++++ Available data

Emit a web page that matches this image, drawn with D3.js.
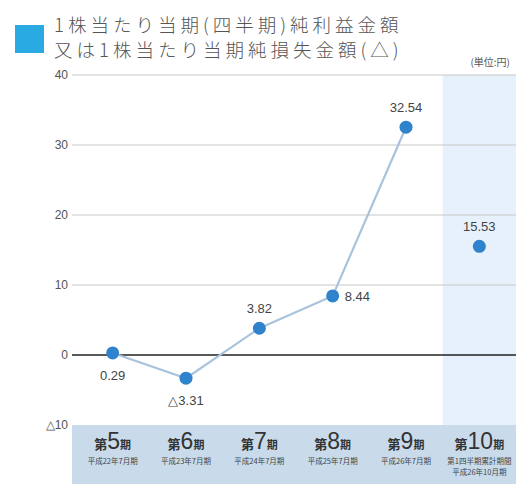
<!DOCTYPE html>
<html>
<head>
<meta charset="utf-8">
<script src="https://cdn.jsdelivr.net/npm/d3@7"></script>
<style>
  html, body { margin: 0; padding: 0; background: #fff; }
  svg { display: block; font-family: "Noto Sans CJK JP", "Noto Sans", sans-serif; }
</style>
</head>
<body>
<svg id="chart" width="516" height="484"></svg>
<script>
// Earnings per share by fiscal period (yen); negative values are net losses
const periods = ["第5期", "第6期", "第7期", "第8期", "第9期", "第10期"];
const periodNums = ["5", "6", "7", "8", "9", "10"];
const periodNotes = [
  ["平成22年7月期"],
  ["平成23年7月期"],
  ["平成24年7月期"],
  ["平成25年7月期"],
  ["平成26年7月期"],
  ["第1四半期累計期間", "平成26年10月期"]
];
const eps = [0.29, -3.31, 3.82, 8.44, 32.54, 15.53];
const yTicks = [-10, 0, 10, 20, 30, 40];
const titleLines = ["1株当たり当期(四半期)純利益金額", "又は1株当たり当期純損失金額(△)"];

const svg = d3.select("#chart");
const W = 516, H = 484;

const x = d3.scaleBand().domain(periods).range([76, 516]);
const y = d3.scaleLinear().domain([-10, 40]).range([425, 75]);

const fmtTick = v => v < 0 ? "△" + Math.abs(v) : String(v);
const fmtVal = v => v < 0 ? "△" + Math.abs(v).toFixed(2) : v.toFixed(2);

// Quarter-period column highlight
const last = periods[periods.length - 1];
svg.append("rect")
  .attr("x", x(last)).attr("y", y(40))
  .attr("width", W - x(last)).attr("height", y(-10) - y(40))
  .attr("fill", "#e7f1fb");

// Category band along the bottom
svg.append("rect")
  .attr("x", 72).attr("y", y(-10))
  .attr("width", W - 72).attr("height", H - y(-10))
  .attr("fill", "#c9dbeb");

// Y axis: gridlines and labels
const yAxis = d3.axisLeft(y).tickValues(yTicks).tickFormat(fmtTick).tickSize(0).tickPadding(0);
const gy = svg.append("g").attr("transform", "translate(68,0)").call(yAxis);
gy.select(".domain").remove();
gy.selectAll("text")
  .attr("fill", "#555").attr("font-size", 12)
  .attr("font-family", "'Liberation Sans', Arial, sans-serif");

svg.append("g").selectAll("line")
  .data(yTicks.filter(v => v > -10))
  .join("line")
  .attr("x1", 72).attr("x2", W)
  .attr("y1", d => y(d)).attr("y2", d => y(d))
  .attr("stroke", d => d === 0 ? "#222" : "#c8c8c8")
  .attr("stroke-width", d => d === 0 ? 1.6 : 1.2);

// Title with legend swatch
svg.append("rect")
  .attr("x", 15).attr("y", 25).attr("width", 29).attr("height", 28)
  .attr("fill", "#2aaae2");
svg.append("g").selectAll("text")
  .data(titleLines)
  .join("text")
  .attr("x", 54).attr("y", (d, i) => 32 + i * 25)
  .attr("fill", "#555").attr("font-size", 18.5)
  .attr("font-weight", 300)
  .attr("letter-spacing", 4)
  .text(d => d);

svg.append("text")
  .attr("x", 510).attr("y", 66).attr("text-anchor", "end")
  .attr("fill", "#555").attr("font-size", 10)
  .text("(単位:円)");

// Line connecting the annual periods
const cx = d => x(d) + x.bandwidth() / 2;
const annual = periods.slice(0, 5).map((p, i) => ({ p, v: eps[i] }));
const line = d3.line().x(d => cx(d.p)).y(d => y(d.v));
svg.append("path")
  .datum(annual)
  .attr("d", line)
  .attr("fill", "none")
  .attr("stroke", "#a9c3dd")
  .attr("stroke-width", 2.2);

// Points
const pts = periods.map((p, i) => ({ p, v: eps[i], i }));
svg.append("g").selectAll("circle")
  .data(pts)
  .join("circle")
  .attr("cx", d => cx(d.p)).attr("cy", d => y(d.v))
  .attr("r", 6.5)
  .attr("fill", "#2f82cc");

// Value labels
const labelPos = [
  { dx: 0, dy: 27, anchor: "middle" },
  { dx: 0, dy: 27, anchor: "middle" },
  { dx: 0, dy: -15, anchor: "middle" },
  { dx: 12, dy: 5, anchor: "start" },
  { dx: 0, dy: -15, anchor: "middle" },
  { dx: 0, dy: -15, anchor: "middle" }
];
svg.append("g").selectAll("text")
  .data(pts)
  .join("text")
  .attr("x", d => cx(d.p) + labelPos[d.i].dx)
  .attr("y", d => y(d.v) + labelPos[d.i].dy)
  .attr("text-anchor", d => labelPos[d.i].anchor)
  .attr("fill", "#444").attr("font-size", 13)
  .attr("font-family", "'Liberation Sans', Arial, sans-serif")
  .text(d => fmtVal(d.v));

// Category labels in the bottom band
const cat = svg.append("g").selectAll("g")
  .data(periods.map((p, i) => ({ p, i })))
  .join("g")
  .attr("transform", d => `translate(${cx(d.p)},0)`);

const main = cat.append("text")
  .attr("y", 449).attr("text-anchor", "middle")
  .attr("fill", "#333");
main.append("tspan").attr("font-size", 13).attr("font-weight", "bold").text("第");
main.append("tspan").attr("font-size", 23)
  .attr("font-family", "'Liberation Sans', Arial, sans-serif")
  .text(d => periodNums[d.i]);
main.append("tspan").attr("font-size", 11).attr("font-weight", "bold").text("期");

cat.each(function(d) {
  const g = d3.select(this);
  periodNotes[d.i].forEach((t, k) => {
    g.append("text")
      .attr("y", 464 + k * 11)
      .attr("text-anchor", "middle")
      .attr("fill", "#444").attr("font-size", 7.5)
      .text(t);
  });
});
</script>
</body>
</html>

++++++++

Instruction:
Are you able to set down all the lines above exactly, without any pictures?

Solution below:
Emit a web page that matches this image, drawn with D3.js.
<!DOCTYPE html>
<html>
<head>
<meta charset="utf-8">
<script src="https://cdn.jsdelivr.net/npm/d3@7"></script>
<style>
  html, body { margin: 0; padding: 0; background: #fff; }
  svg { display: block; font-family: "Noto Sans CJK JP", "Noto Sans", sans-serif; }
</style>
</head>
<body>
<svg id="chart" width="516" height="484"></svg>
<script>
// Earnings per share by fiscal period (yen); negative values are net losses
const periods = ["第5期", "第6期", "第7期", "第8期", "第9期", "第10期"];
const periodNums = ["5", "6", "7", "8", "9", "10"];
const periodNotes = [
  ["平成22年7月期"],
  ["平成23年7月期"],
  ["平成24年7月期"],
  ["平成25年7月期"],
  ["平成26年7月期"],
  ["第1四半期累計期間", "平成26年10月期"]
];
const eps = [0.29, -3.31, 3.82, 8.44, 32.54, 15.53];
const yTicks = [-10, 0, 10, 20, 30, 40];
const titleLines = ["1株当たり当期(四半期)純利益金額", "又は1株当たり当期純損失金額(△)"];

const svg = d3.select("#chart");
const W = 516, H = 484;

const x = d3.scaleBand().domain(periods).range([76, 516]);
const y = d3.scaleLinear().domain([-10, 40]).range([425, 75]);

const fmtTick = v => v < 0 ? "△" + Math.abs(v) : String(v);
const fmtVal = v => v < 0 ? "△" + Math.abs(v).toFixed(2) : v.toFixed(2);

// Quarter-period column highlight
const last = periods[periods.length - 1];
svg.append("rect")
  .attr("x", x(last)).attr("y", y(40))
  .attr("width", W - x(last)).attr("height", y(-10) - y(40))
  .attr("fill", "#e7f1fb");

// Category band along the bottom
svg.append("rect")
  .attr("x", 72).attr("y", y(-10))
  .attr("width", W - 72).attr("height", H - y(-10))
  .attr("fill", "#c9dbeb");

// Y axis: gridlines and labels
const yAxis = d3.axisLeft(y).tickValues(yTicks).tickFormat(fmtTick).tickSize(0).tickPadding(0);
const gy = svg.append("g").attr("transform", "translate(68,0)").call(yAxis);
gy.select(".domain").remove();
gy.selectAll("text")
  .attr("fill", "#555").attr("font-size", 12)
  .attr("font-family", "'Liberation Sans', Arial, sans-serif");

svg.append("g").selectAll("line")
  .data(yTicks.filter(v => v > -10))
  .join("line")
  .attr("x1", 72).attr("x2", W)
  .attr("y1", d => y(d)).attr("y2", d => y(d))
  .attr("stroke", d => d === 0 ? "#222" : "#c8c8c8")
  .attr("stroke-width", d => d === 0 ? 1.6 : 1.2);

// Title with legend swatch
svg.append("rect")
  .attr("x", 15).attr("y", 25).attr("width", 29).attr("height", 28)
  .attr("fill", "#2aaae2");
svg.append("g").selectAll("text")
  .data(titleLines)
  .join("text")
  .attr("x", 54).attr("y", (d, i) => 32 + i * 25)
  .attr("fill", "#555").attr("font-size", 18.5)
  .attr("font-weight", 300)
  .attr("letter-spacing", 4)
  .text(d => d);

svg.append("text")
  .attr("x", 510).attr("y", 66).attr("text-anchor", "end")
  .attr("fill", "#555").attr("font-size", 10)
  .text("(単位:円)");

// Line connecting the annual periods
const cx = d => x(d) + x.bandwidth() / 2;
const annual = periods.slice(0, 5).map((p, i) => ({ p, v: eps[i] }));
const line = d3.line().x(d => cx(d.p)).y(d => y(d.v));
svg.append("path")
  .datum(annual)
  .attr("d", line)
  .attr("fill", "none")
  .attr("stroke", "#a9c3dd")
  .attr("stroke-width", 2.2);

// Points
const pts = periods.map((p, i) => ({ p, v: eps[i], i }));
svg.append("g").selectAll("circle")
  .data(pts)
  .join("circle")
  .attr("cx", d => cx(d.p)).attr("cy", d => y(d.v))
  .attr("r", 6.5)
  .attr("fill", "#2f82cc");

// Value labels
const labelPos = [
  { dx: 0, dy: 27, anchor: "middle" },
  { dx: 0, dy: 27, anchor: "middle" },
  { dx: 0, dy: -15, anchor: "middle" },
  { dx: 12, dy: 5, anchor: "start" },
  { dx: 0, dy: -15, anchor: "middle" },
  { dx: 0, dy: -15, anchor: "middle" }
];
svg.append("g").selectAll("text")
  .data(pts)
  .join("text")
  .attr("x", d => cx(d.p) + labelPos[d.i].dx)
  .attr("y", d => y(d.v) + labelPos[d.i].dy)
  .attr("text-anchor", d => labelPos[d.i].anchor)
  .attr("fill", "#444").attr("font-size", 13)
  .attr("font-family", "'Liberation Sans', Arial, sans-serif")
  .text(d => fmtVal(d.v));

// Category labels in the bottom band
const cat = svg.append("g").selectAll("g")
  .data(periods.map((p, i) => ({ p, i })))
  .join("g")
  .attr("transform", d => `translate(${cx(d.p)},0)`);

const main = cat.append("text")
  .attr("y", 449).attr("text-anchor", "middle")
  .attr("fill", "#333");
main.append("tspan").attr("font-size", 13).attr("font-weight", "bold").text("第");
main.append("tspan").attr("font-size", 23)
  .attr("font-family", "'Liberation Sans', Arial, sans-serif")
  .text(d => periodNums[d.i]);
main.append("tspan").attr("font-size", 11).attr("font-weight", "bold").text("期");

cat.each(function(d) {
  const g = d3.select(this);
  periodNotes[d.i].forEach((t, k) => {
    g.append("text")
      .attr("y", 464 + k * 11)
      .attr("text-anchor", "middle")
      .attr("fill", "#444").attr("font-size", 7.5)
      .text(t);
  });
});
</script>
</body>
</html>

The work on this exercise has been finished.